Arrow-right Camera
The Spokesman-Review Newspaper
Spokane, Washington  Est. May 19, 1883

Candidates differ over police

Incumbent backs mayor on contract concessions

 (Molly Quinn / The Spokesman-Review)

Like most people running for elected office, both candidates seeking a City Council seat representing northwest Spokane say public safety is No. 1.

But incumbent Nancy McLaughlin said that priority can’t be trumped by economic reality. She said if the Spokane Police Guild rejects contract concessions, she likely will support Mayor Mary Verner’s plan to eliminate 22 police officer positions because of a budget shortfall in 2010. Shifting resources from other departments with employees who made contract concessions would send the wrong message to other workers, McLaughlin said.

“They need to remember who they work for, and that’s the citizens of Spokane,” McLaughlin said.

But her challenger, Karen Kearney, said the guild should be given credit for overtime savings agreed to by the guild – a change administration officials say saved about $500,000 but solved 2009, not 2010, budget woes.

Shortages not covered by the overtime changes should be made by “cutting the fat” throughout the city, and no commissioned officer jobs should be lost, she said.

“Without public safety, what’s the use of having parks, good recreation centers, pools, etc.? They won’t be safe for our citizens,” Kearney said.

McLaughlin trounced her opponents in the six-way August primary, garnering 56 percent of the vote. She has a campaign fund three times as large as Kearney’s.

Kearney, who came in second in the primary with 16 percent of the vote, said she shouldn’t be written off.
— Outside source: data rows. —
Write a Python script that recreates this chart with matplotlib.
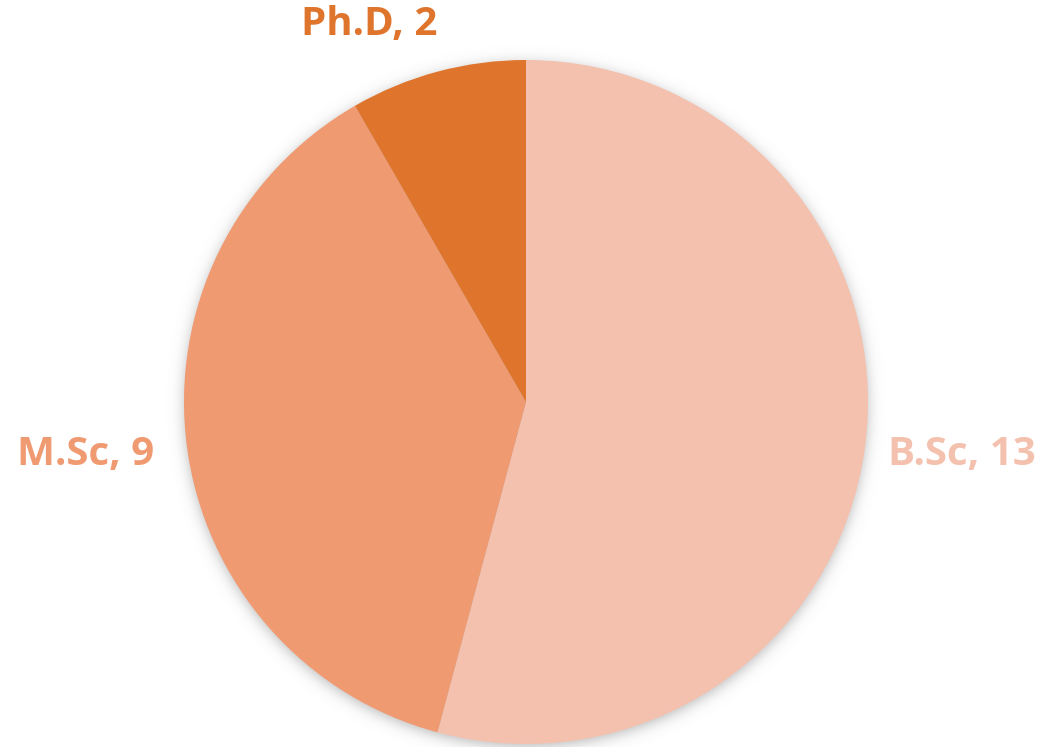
import numpy as np
import matplotlib
matplotlib.use("Agg")
import matplotlib.pyplot as plt

# Degree breakdown
categories = ["B.Sc", "M.Sc", "Ph.D"]
counts = [13, 9, 2]
colors = ["#F4C1AE", "#F09A72", "#DF752D"]

W, H = 1051, 747
fig = plt.figure(figsize=(W / 100, H / 100), dpi=100)
ax = fig.add_axes([0, 0, 1, 1])

cx, cy, r = 526, H - 402, 342

# soft drop shadow behind the pie
yy, xx = np.mgrid[0:H, 0:W]
d = np.hypot(xx + 0.5 - cx, (H - yy - 0.5) - (cy - 3))
alpha = 0.4 / (1 + np.exp((d - r) / 4.0))
shadow = np.zeros((H, W, 4))
shadow[..., :3] = 0.35
shadow[..., 3] = alpha
ax.imshow(shadow, extent=(0, W, 0, H), origin="upper", zorder=0, interpolation="bilinear")

ax.pie(counts, colors=colors, startangle=90, counterclock=False,
       center=(cx, cy), radius=r, frame=True,
       wedgeprops=dict(linewidth=0, zorder=2))
ax.set_xlim(0, W)
ax.set_ylim(0, H)
ax.set_aspect("equal")
ax.axis("off")

label_pos = {"B.Sc": (962, H - 455), "M.Sc": (86, H - 455), "Ph.D": (369, H - 24)}
for cat, val, col in zip(categories, counts, colors):
    x, y = label_pos[cat]
    ax.text(x, y, f"{cat}, {val}", color=col, fontsize=29, fontweight="bold",
            family="Open Sans", ha="center", va="center", zorder=3)

fig.savefig("out.png", dpi=100)
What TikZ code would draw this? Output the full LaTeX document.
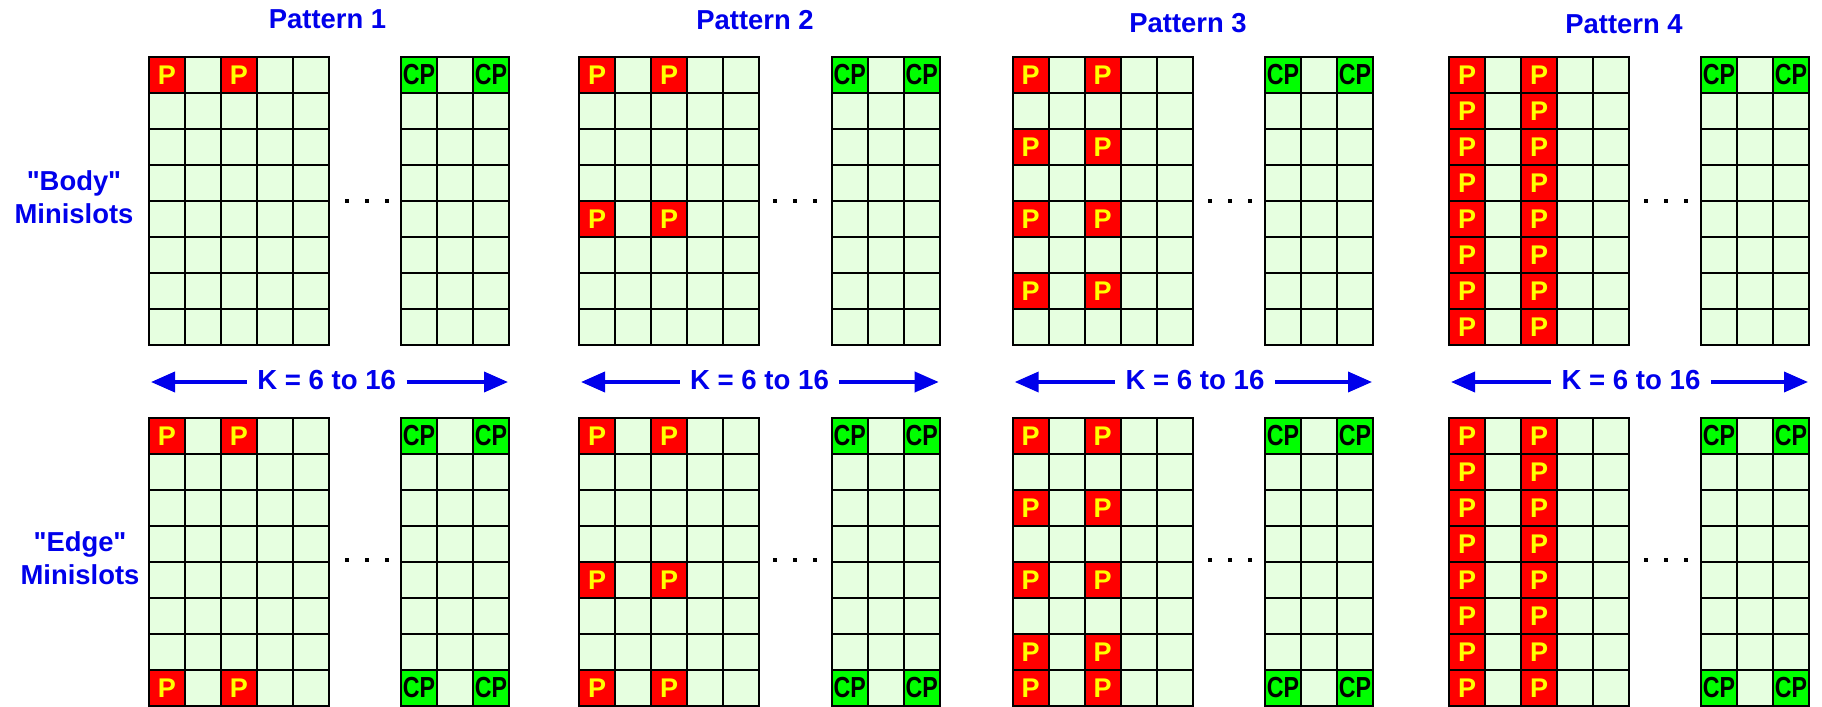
\documentclass[tikz,border=0pt]{standalone}
\usepackage{fontspec}
\setmainfont{Liberation Sans}[Ligatures=TeXOff]
\usepackage{graphicx}
\usetikzlibrary{arrows.meta}

\definecolor{slotgreen}{RGB}{230,255,224}
\definecolor{pred}{RGB}{255,0,0}
\definecolor{pyellow}{RGB}{255,255,0}
\definecolor{cpgreen}{RGB}{0,255,0}
\definecolor{kblue}{RGB}{0,0,235}

% one grid of minislots: x, y, columns
\newcommand{\slotgrid}[3]{%
  \fill[slotgreen] (#1,#2) rectangle ++(#3*36,288);
  \foreach \cc in {1,...,#3}{%
    \foreach \rr in {0,...,7}{%
      \draw[cellline] ({#1+(\cc-1)*36},{#2+\rr*36}) rectangle ++(36,36);}}}

\begin{document}
\begin{tikzpicture}[
    x=0.5pt, y=-0.5pt,
    cellline/.style={draw=black, line width=1pt},
    pcell/.style={draw=black, line width=1pt, fill=pred, text=pyellow,
                  inner sep=0pt, minimum width=18pt, minimum height=18pt,
                  font=\fontsize{13.5}{15}\selectfont\bfseries},
    cpcell/.style={draw=black, line width=1pt, fill=cpgreen, text=black,
                   inner sep=0pt, minimum width=18pt, minimum height=18pt,
                   font=\fontsize{14.5}{16}\selectfont\bfseries},
    title/.style={text=kblue, anchor=base, inner sep=0pt,
                  font=\fontsize{13.7}{16}\selectfont\bfseries},
    ktext/.style={text=kblue, anchor=base, inner ysep=0pt, inner xsep=5pt,
                  font=\fontsize{13.8}{16}\selectfont\bfseries},
    karrow/.style={-{Triangle[length=12pt, width=10pt]}, kblue, line width=1.85pt},
    sidelabel/.style={text=kblue, align=center, inner sep=0pt,
                      font=\fontsize{13.7}{16.3}\selectfont\bfseries}
  ]
  \useasboundingbox (0,0) rectangle (1822,707);

  % ---- Row labels ----
  \node[sidelabel] (body) at (74,197) {"Body"\\Minislots};
  \node[sidelabel] (edge) at (80,558) {"Edge"\\Minislots};

  % ---- Patterns ----
  \foreach \i/\lx/\rx/\tx/\ty/\kx/\dx/\toprows/\botrows in {
      1/149/401/327.5/28.3/326.7/366.7/{0}/{0,7},
      2/579/831.7/755/29.3/759.5/795/{0,4}/{0,4,7},
      3/1012.7/1265/1188/32.7/1195/1229.5/{0,2,4,6}/{0,2,4,6,7},
      4/1449/1701/1624/33.3/1631/1666/{0,...,7}/{0,...,7}}{
    \node[title] (t\i) at (\tx,\ty) {Pattern \i};

    % grids
    \slotgrid{\lx}{57}{5}
    \slotgrid{\rx}{57}{3}
    \slotgrid{\lx}{418}{5}
    \slotgrid{\rx}{418}{3}

    % P cells
    \foreach \r in \toprows{
      \foreach \c in {0,2}
        \node[pcell] (p\i-t\r-\c) at ({\lx+(\c+0.5)*36},{57+(\r+0.5)*36}) {P};}
    \foreach \r in \botrows{
      \foreach \c in {0,2}
        \node[pcell] (p\i-b\r-\c) at ({\lx+(\c+0.5)*36},{418+(\r+0.5)*36}) {P};}

    % CP cells
    \foreach \c in {0,2}{
      \node[cpcell] (cp\i-t0-\c) at ({\rx+(\c+0.5)*36},75) {\scalebox{0.8}[1]{CP}};
      \foreach \r in {0,7}
        \node[cpcell] (cp\i-b\r-\c) at ({\rx+(\c+0.5)*36},{418+(\r+0.5)*36})
          {\scalebox{0.8}[1]{CP}};}

    % dots
    \foreach \d in {-20,0,20}{
      \fill ({\dx+\d-2},199) rectangle ++(4,4);
      \fill ({\dx+\d-2},558) rectangle ++(4,4);}

    % K range arrow
    \coordinate (kl\i) at ({\lx+2},382);
    \coordinate (kr\i) at ({\rx+107},382);
    \node[ktext] (k\i) at (\kx,389) {K = 6 to 16};
    \draw[karrow] (k\i.west |- kl\i) -- (kl\i);
    \draw[karrow] (k\i.east |- kr\i) -- (kr\i);
  }
\end{tikzpicture}
\end{document}
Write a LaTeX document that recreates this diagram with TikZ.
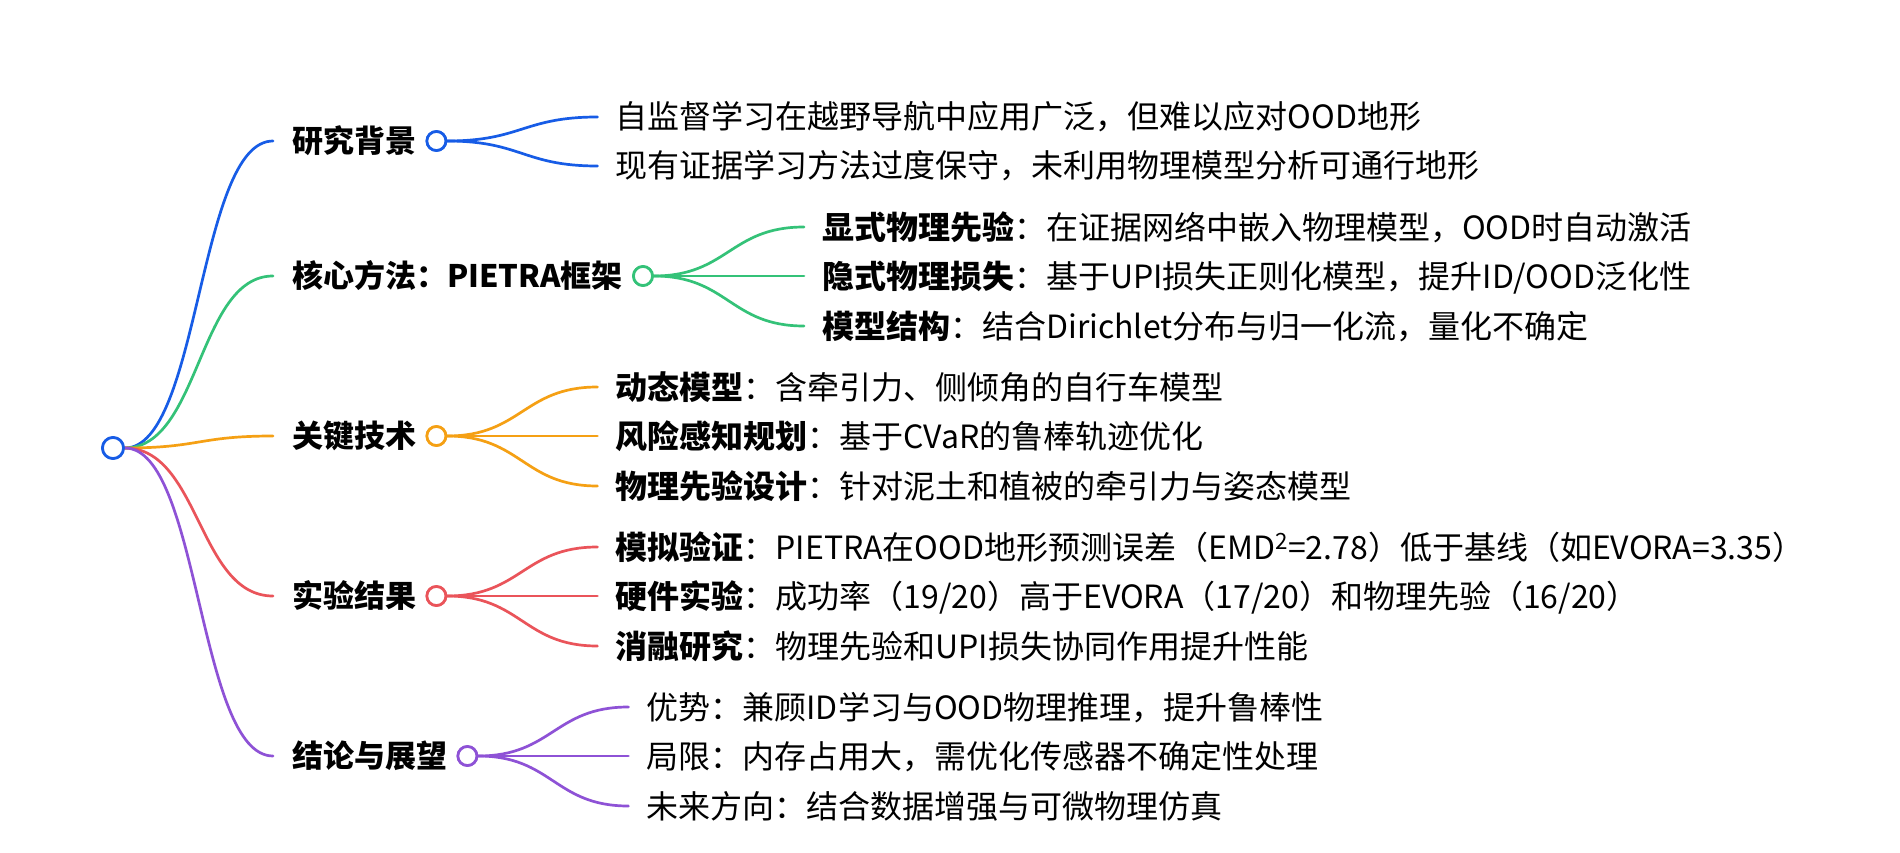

“I’ve just had to work twice as hard to get my name out there,” she said.

McLaughlin is the lone council member who has consistently described herself as conservative fiscally and socially. She has opposed domestic partner benefits for city employees and voted against Mayor Mary Verner’s environmental sustainability plan. Kearney said she generally opposes domestic partner benefits for city employees, but would have voted in favor of the sustainability plan.

As a council member, McLaughlin voted for tax subsidies to the Kendall Yards development, creation of a red-light camera enforcement program, a new sign code that allows electric signs to change images once a second, regulations to allow ads on bus benches, new land rules in southeast Spokane to allow for big-box development and the regionalization of animal control services.

McLaughlin led a successful effort to change age limits on city boards and commissions to allow teens to become voting members.

Last year, she voted against the contract for the city’s largest employee union, arguing that the city couldn’t afford the pay increase.

“I believe that (city workers) need to be paid well for the job that they do.” But, she said, “It was time to step up to the plate and represent the taxpayers.”

She points to layoffs and pay cuts prevalent in the private sector since the recession hit. “That’s what’s happening out in the real world,” she said.

Kearney said she would have voted in favor of the contract because it was negotiated in good faith. “When all is said and done, I think that both sides come out with the best that they can do,” she said.

She said McLaughlin’s vote is hypocritical given her sponsorship of legislation creating the Salary Review Commission, which raised City Council pay from $18,000 to $30,000 a year. “I personally don’t think that you can give yourself a raise … and vote against somebody else getting a raise,” Kearney said.

But McLaughlin said that City Council pay hadn’t increased for almost two decades and that even with the increase, council members still “are in the bottom 5 percent of all the employees of City Hall.”

“This is trying to level the playing field to open up the doors of opportunity for people in Spokane who would like to serve and who haven’t been able to,” McLaughlin said.

Kearney served in 2006 as Spokane County Sheriff Ozzie Knezovich’s campaign manager.

But her relationship with Knezovich soured last year after she wrote a letter to the editor of The Spokesman-Review criticizing Knezovich for endorsing Todd Mielke and Mark Richard in their re-election bids for Spokane County Commission and for what she described as “the lack of staffing” at the jail.

Knezovich, who called Kearney “a good campaign manager,” said she didn’t express her concerns to him before publicly criticizing him.

“That was a blindside,” said Knezovich, who said he would vote for McLaughlin if he lived in the district.

Kearney said she stands behind the letter. “A law enforcement officer has to be a law enforcement officer and not be involved in politics,” she said.

McLaughlin has been among the least likely of seven council members to publicly criticize her colleagues or council meeting attendees.

But she hasn’t always veered from commotions.

In March 1989 she spent several hours in the Spokane County Jail after she was arrested with about 100 others on trespassing-related charges for blocking the Sixth Avenue Medical Building office of an obstetrician who had performed abortions.

In the late 1980s, Spokane was central in the national debate on abortion. Issues related to protests at the building eventually landed in the U.S. Supreme Court.

McLaughlin said she doesn’t regret participating in the protest. “I was in my activist days back then,” she said. “It had a place. Doing that was to bring light to the abortion issues.”

She noted that she now serves on the board of a group that provides housing to unwed mothers struggling financially.

“It’s walking your talk,” McLaughlin said about her current volunteer efforts related to the abortion issue.